YO LA TENGO, “Stuff Like That There” (Matador, 2015)

ylt2Dopo trent’anni di onorata carriera gli Yo La Tengo non hanno più nulla da dimostrare. Quel che dovevano fare, l’hanno fatto. E piuttosto bene, anche.
E allora ben venga questo “Stuff Like That There”. Album che alterna cover, rivisitazioni di pezzi self-made e inediti. Due, per la precisione: “Rickety” e “Awhileaway”. Un po’ pochini ma, del resto, lo sapevamo e lo ripetiamo: Ira, Georgia e James non hanno più nulla da dimostrare. Il loro contributo alla storia del rock l’hanno dato. Ed è ora giunto il tempo di rilassarsi. Magari attraverso il suono tenue, delicato e spensierato che attraversa “Stuff Like That There”; gemello di quel “Fakebook” che già venticinque anni fa alternava cover e brani originali. Ah si… per l’occasione, alla chitarra, è tornato Dave Schramm: della serie “chi non muore si rivede”.

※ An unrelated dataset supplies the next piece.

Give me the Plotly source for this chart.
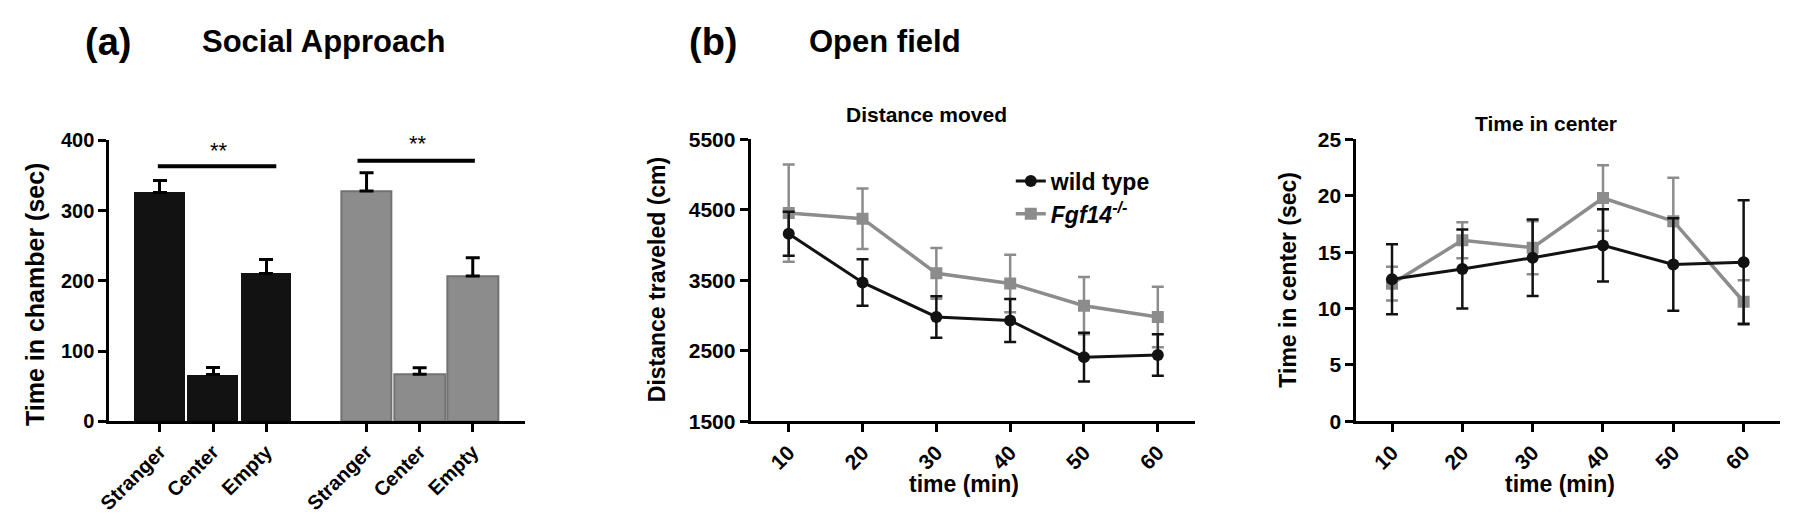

E allora, che dire? Dove sono le ballate à la Velvet Underground, le immersioni psichedeliche e gli squarci shoegaze? Semplicemente non ci sono. “Stuff Like That There” è un disco omogeneo; folk-oriented, con poche eccezioni. Una punta di psichedelia la si può giusto assaggiare in “The Ballad of Red Buckets”, guarda caso uno dei pochi brani originali inseriti nell’album (gli altri due sono “All Your Secrets” e “Deeper Into Movies”).
Le cover spaziano da “I’m So Lonesome I Could Cry” di Hank Williams a “Butchie’s Tune” dei Lovin’ Spoonful; da “I Can Feel The Ice Melting” dei Parliements a “Friday I’m In Love” Cure. Quest’utlima, probabilmente, l’unica traccia well-known dell’album. Un album forse misurato e monocorde, ma diamine… sempre degli Yo La Tengo si tratta. A rispolverare “May I Sing With Me” e “I Can Feel The Heart Beating As One”, del resto, ci vuole un attimo.